**TASK STATEMENT**
Copy nothing but the text: reproduce each line of the listing exactly and leave the pictures out.

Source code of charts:
= = = = = = =

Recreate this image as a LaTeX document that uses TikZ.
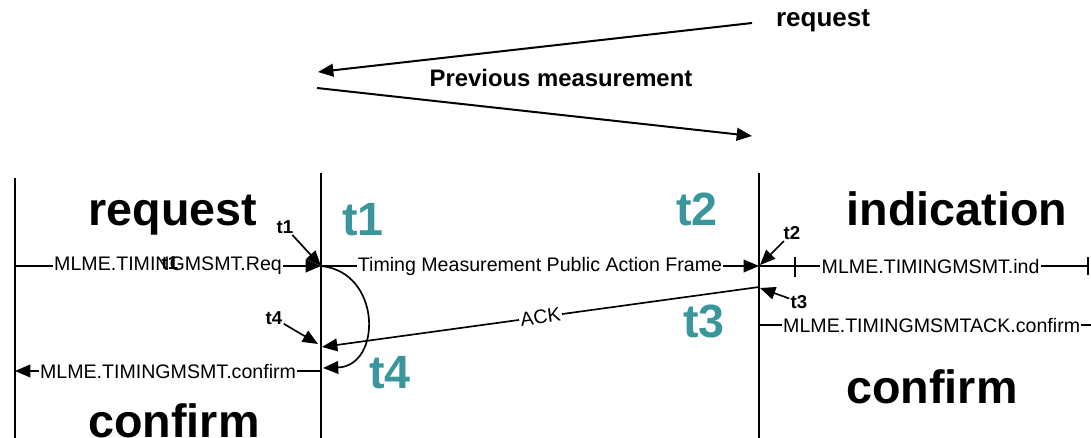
\documentclass[tikz,border=0pt]{standalone}
\usepackage{fontspec}
\setmainfont{Liberation Sans}
\usetikzlibrary{arrows.meta}
\definecolor{tealnum}{RGB}{58,150,155}
\begin{document}
\begin{tikzpicture}[x=0.75pt,y=-0.75pt,
  line width=1.25pt,
  tip/.style={-{Triangle[length=11.5pt,width=9.5pt]}},
  msg/.style={font=\fontsize{14.7}{17}\selectfont, fill=white, inner sep=1pt},
  prim/.style={font=\fontsize{35}{40}\selectfont\bfseries, anchor=base},
  stamp/.style={font=\fontsize{35}{40}\selectfont\bfseries, text=tealnum, anchor=base},
  tick/.style={font=\fontsize{14}{16}\selectfont\bfseries, inner sep=0.5pt},
  head/.style={font=\bfseries, anchor=base},
  ]
\useasboundingbox (0,0) rectangle (1091,438);

% lifelines
\coordinate (LA) at (15,178);  \coordinate (LB) at (15,438);
\coordinate (MA) at (321,173); \coordinate (MB) at (321,438);
\coordinate (RA) at (759,173); \coordinate (RB) at (759,438);
\draw (LA) -- (LB);
\draw (MA) -- (MB);
\draw (RA) -- (RB);

% previous measurement exchange
\coordinate (pr1) at (752,23);  \coordinate (pr2) at (318,72);
\coordinate (pr3) at (317,88);  \coordinate (pr4) at (752,136);
\draw[tip, line width=1.5pt] (pr1) -- (pr2);
\draw[tip, line width=1.5pt] (pr3) -- (pr4);
\node[head, font=\fontsize{19.5}{22}\selectfont\bfseries] (hreq) at (823,27) {request};
\node[head, font=\fontsize{17.9}{21}\selectfont\bfseries] (hprev) at (561,87) {Previous measurement};

% primitive names
\node[prim] (preq) at (173,226) {request};
\node[prim] (pcf1) at (174,437) {confirm};
\node[prim] (pind) at (957,225) {indication};
\node[prim] (pcf2) at (932,403) {confirm};

% timestamps
\node[stamp] (s1) at (363,235) {t1};
\node[stamp] (s2) at (697,225) {t2};
\node[stamp] (s3) at (704,337) {t3};
\node[stamp] (s4) at (390,388) {t4};

% message points
\coordinate (reqS) at (15,266);
\coordinate (t1p) at (321,266);
\coordinate (t2p) at (759,266);
\coordinate (indE) at (1089,266);
\coordinate (t3p) at (759,287);
\coordinate (t4p) at (322,347);
\coordinate (t3c) at (759,325);
\coordinate (ackE) at (1091,325);
\coordinate (t4c) at (321,371);
\coordinate (loopE) at (323,368);
\coordinate (cfE) at (15,371);
\coordinate (tkT) at (795,257);
\coordinate (tkB) at (795,277);

% messages
\draw[tip] (reqS) -- node[msg] {MLME.TIMINGMSMT.Req} (t1p);
\draw[tip] (t1p) -- node[msg] {Timing Measurement Public Action Frame} (t2p);
\draw[-{Bar[width=13pt,line width=1.8pt]}] (t2p) -- node[msg, pos=0.52] {MLME.TIMINGMSMT.ind} (indE);
\draw[line width=0.8pt] (tkT) -- (tkB);
\draw[tip] (t3p) -- node[msg, sloped] {ACK} (t4p);
\draw (t3c) -- node[msg, pos=0.52] {MLME.TIMINGMSMTACK.confirm} (ackE);
\draw[tip] (t1p) .. controls (382,272) and (382,366) .. (loopE);
\draw[tip] (t4c) -- node[msg] {MLME.TIMINGMSMT.confirm} (cfE);

% timestamp pointers
\node[tick] (k1) at (285,227) {t1};
\node[tick] (k4) at (274,318) {t4};
\node[tick] (k2) at (792,233) {t2};
\node[tick] (k3) at (799,302) {t3};
\node[tick] (k1b) at (170,263) {t1};
\coordinate (t4q) at (318,344);
\coordinate (t2q) at (760,265);
\coordinate (t3q) at (760,288);
\draw[tip] (k1) -- (t1p);
\draw[tip] (k4) -- (t4q);
\draw[tip] (k2) -- (t2q);
\draw[tip] (k3) -- (t3q);
\end{tikzpicture}
\end{document}
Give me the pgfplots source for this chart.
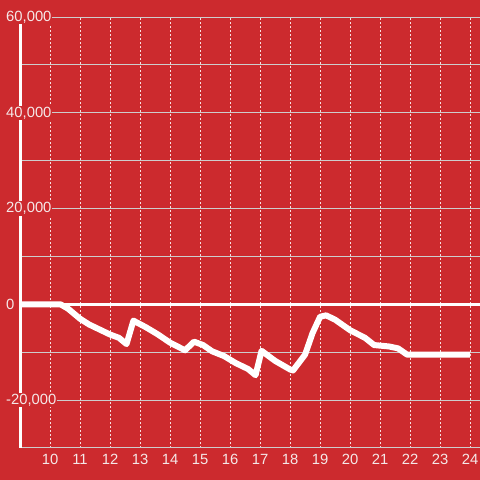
\documentclass[border=0pt]{standalone}
\usepackage{pgfplots}
\pgfplotsset{compat=1.18}
\usepackage{fontspec}
\setmainfont{Liberation Sans}
\definecolor{bg}{RGB}{204,42,46}
\definecolor{gridc}{RGB}{205,205,205}
\definecolor{lab}{RGB}{245,232,232}
\begin{document}
\begin{tikzpicture}[x=1pt,y=1pt]
\fill[bg] (0,0) rectangle (480,480);
\useasboundingbox (0,0) rectangle (480,480);
\begin{axis}[
  at={(20pt,32pt)}, anchor=south west,
  scale only axis, width=460pt, height=431pt,
  xmin=9, xmax=24.33, ymin=-30000, ymax=60000,
  xtick={10,...,24},
  ytick={-20000,0,20000,40000,60000},
  minor ytick={-10000,10000,30000,50000},
  major tick length=0pt, minor tick length=0pt,
  axis x line*=bottom, axis y line*=left,
  x axis line style={gridc, line width=1pt, -},
  y axis line style={white, line width=3pt, -},
  xmajorgrids, ymajorgrids, yminorgrids,
  major x grid style={white!85!bg, dash pattern=on 2pt off 2pt, line width=0.8pt},
  major y grid style={gridc, line width=0.8pt},
  minor y grid style={gridc, line width=0.8pt},
  /pgf/number format/assume math mode=true,
  /pgf/number format/1000 sep={,},
  scaled y ticks=false,
  tick label style={font=\fontsize{14.8}{16}\selectfont, text=lab},
  yticklabel style={anchor=west, fill=bg, inner sep=1pt, xshift=-15pt},
  xticklabel style={yshift=-3pt},
  clip=false,
]
\draw[white, line width=3pt] (axis cs:9,0) -- (axis cs:24.33,0);
\addplot[white, line width=6pt, line join=round, line cap=butt] coordinates {
(9,0) (10.35,0) (10.6,-900) (11,-3000) (11.3,-4200) (11.5,-4800) (12,-6300) (12.3,-7000)
(12.55,-8300) (12.78,-3400) (13.2,-4800) (13.6,-6300) (14,-8000) (14.5,-9600)
(14.8,-7800) (15.1,-8500) (15.4,-9800) (15.8,-10800) (16.2,-12300) (16.6,-13500)
(16.85,-14800) (17.05,-9700) (17.5,-11800) (18,-13600) (18.1,-13800) (18.5,-10500)
(18.75,-6000) (19.0,-2600) (19.2,-2300) (19.5,-3200) (20,-5400) (20.5,-7000)
(20.8,-8500) (21.3,-8800) (21.6,-9200) (21.9,-10500) (24,-10500)
};
\end{axis}
\end{tikzpicture}
\end{document}
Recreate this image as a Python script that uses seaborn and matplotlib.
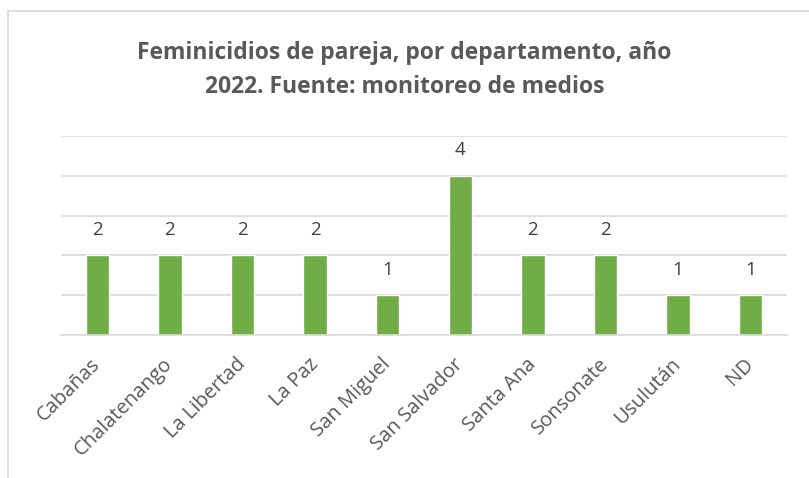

= = = = = = =

**FULL ANSWER**
Recreate this image as a LaTeX document that uses TikZ.
\documentclass[tikz,border=0pt]{standalone}
\usepackage{fontspec}
\setmainfont{Liberation Sans}
\usetikzlibrary{arrows.meta}
\definecolor{tealnum}{RGB}{58,150,155}
\begin{document}
\begin{tikzpicture}[x=0.75pt,y=-0.75pt,
  line width=1.25pt,
  tip/.style={-{Triangle[length=11.5pt,width=9.5pt]}},
  msg/.style={font=\fontsize{14.7}{17}\selectfont, fill=white, inner sep=1pt},
  prim/.style={font=\fontsize{35}{40}\selectfont\bfseries, anchor=base},
  stamp/.style={font=\fontsize{35}{40}\selectfont\bfseries, text=tealnum, anchor=base},
  tick/.style={font=\fontsize{14}{16}\selectfont\bfseries, inner sep=0.5pt},
  head/.style={font=\bfseries, anchor=base},
  ]
\useasboundingbox (0,0) rectangle (1091,438);

% lifelines
\coordinate (LA) at (15,178);  \coordinate (LB) at (15,438);
\coordinate (MA) at (321,173); \coordinate (MB) at (321,438);
\coordinate (RA) at (759,173); \coordinate (RB) at (759,438);
\draw (LA) -- (LB);
\draw (MA) -- (MB);
\draw (RA) -- (RB);

% previous measurement exchange
\coordinate (pr1) at (752,23);  \coordinate (pr2) at (318,72);
\coordinate (pr3) at (317,88);  \coordinate (pr4) at (752,136);
\draw[tip, line width=1.5pt] (pr1) -- (pr2);
\draw[tip, line width=1.5pt] (pr3) -- (pr4);
\node[head, font=\fontsize{19.5}{22}\selectfont\bfseries] (hreq) at (823,27) {request};
\node[head, font=\fontsize{17.9}{21}\selectfont\bfseries] (hprev) at (561,87) {Previous measurement};

% primitive names
\node[prim] (preq) at (173,226) {request};
\node[prim] (pcf1) at (174,437) {confirm};
\node[prim] (pind) at (957,225) {indication};
\node[prim] (pcf2) at (932,403) {confirm};

% timestamps
\node[stamp] (s1) at (363,235) {t1};
\node[stamp] (s2) at (697,225) {t2};
\node[stamp] (s3) at (704,337) {t3};
\node[stamp] (s4) at (390,388) {t4};

% message points
\coordinate (reqS) at (15,266);
\coordinate (t1p) at (321,266);
\coordinate (t2p) at (759,266);
\coordinate (indE) at (1089,266);
\coordinate (t3p) at (759,287);
\coordinate (t4p) at (322,347);
\coordinate (t3c) at (759,325);
\coordinate (ackE) at (1091,325);
\coordinate (t4c) at (321,371);
\coordinate (loopE) at (323,368);
\coordinate (cfE) at (15,371);
\coordinate (tkT) at (795,257);
\coordinate (tkB) at (795,277);

% messages
\draw[tip] (reqS) -- node[msg] {MLME.TIMINGMSMT.Req} (t1p);
\draw[tip] (t1p) -- node[msg] {Timing Measurement Public Action Frame} (t2p);
\draw[-{Bar[width=13pt,line width=1.8pt]}] (t2p) -- node[msg, pos=0.52] {MLME.TIMINGMSMT.ind} (indE);
\draw[line width=0.8pt] (tkT) -- (tkB);
\draw[tip] (t3p) -- node[msg, sloped] {ACK} (t4p);
\draw (t3c) -- node[msg, pos=0.52] {MLME.TIMINGMSMTACK.confirm} (ackE);
\draw[tip] (t1p) .. controls (382,272) and (382,366) .. (loopE);
\draw[tip] (t4c) -- node[msg] {MLME.TIMINGMSMT.confirm} (cfE);

% timestamp pointers
\node[tick] (k1) at (285,227) {t1};
\node[tick] (k4) at (274,318) {t4};
\node[tick] (k2) at (792,233) {t2};
\node[tick] (k3) at (799,302) {t3};
\node[tick] (k1b) at (170,263) {t1};
\coordinate (t4q) at (318,344);
\coordinate (t2q) at (760,265);
\coordinate (t3q) at (760,288);
\draw[tip] (k1) -- (t1p);
\draw[tip] (k4) -- (t4q);
\draw[tip] (k2) -- (t2q);
\draw[tip] (k3) -- (t3q);
\end{tikzpicture}
\end{document}
Give me the pgfplots source for this chart.
\documentclass[border=0pt]{standalone}
\usepackage{pgfplots}
\pgfplotsset{compat=1.18}
\usepackage{fontspec}
\setmainfont{Liberation Sans}
\definecolor{bg}{RGB}{204,42,46}
\definecolor{gridc}{RGB}{205,205,205}
\definecolor{lab}{RGB}{245,232,232}
\begin{document}
\begin{tikzpicture}[x=1pt,y=1pt]
\fill[bg] (0,0) rectangle (480,480);
\useasboundingbox (0,0) rectangle (480,480);
\begin{axis}[
  at={(20pt,32pt)}, anchor=south west,
  scale only axis, width=460pt, height=431pt,
  xmin=9, xmax=24.33, ymin=-30000, ymax=60000,
  xtick={10,...,24},
  ytick={-20000,0,20000,40000,60000},
  minor ytick={-10000,10000,30000,50000},
  major tick length=0pt, minor tick length=0pt,
  axis x line*=bottom, axis y line*=left,
  x axis line style={gridc, line width=1pt, -},
  y axis line style={white, line width=3pt, -},
  xmajorgrids, ymajorgrids, yminorgrids,
  major x grid style={white!85!bg, dash pattern=on 2pt off 2pt, line width=0.8pt},
  major y grid style={gridc, line width=0.8pt},
  minor y grid style={gridc, line width=0.8pt},
  /pgf/number format/assume math mode=true,
  /pgf/number format/1000 sep={,},
  scaled y ticks=false,
  tick label style={font=\fontsize{14.8}{16}\selectfont, text=lab},
  yticklabel style={anchor=west, fill=bg, inner sep=1pt, xshift=-15pt},
  xticklabel style={yshift=-3pt},
  clip=false,
]
\draw[white, line width=3pt] (axis cs:9,0) -- (axis cs:24.33,0);
\addplot[white, line width=6pt, line join=round, line cap=butt] coordinates {
(9,0) (10.35,0) (10.6,-900) (11,-3000) (11.3,-4200) (11.5,-4800) (12,-6300) (12.3,-7000)
(12.55,-8300) (12.78,-3400) (13.2,-4800) (13.6,-6300) (14,-8000) (14.5,-9600)
(14.8,-7800) (15.1,-8500) (15.4,-9800) (15.8,-10800) (16.2,-12300) (16.6,-13500)
(16.85,-14800) (17.05,-9700) (17.5,-11800) (18,-13600) (18.1,-13800) (18.5,-10500)
(18.75,-6000) (19.0,-2600) (19.2,-2300) (19.5,-3200) (20,-5400) (20.5,-7000)
(20.8,-8500) (21.3,-8800) (21.6,-9200) (21.9,-10500) (24,-10500)
};
\end{axis}
\end{tikzpicture}
\end{document}
Recreate this image as a Python script that uses seaborn and matplotlib.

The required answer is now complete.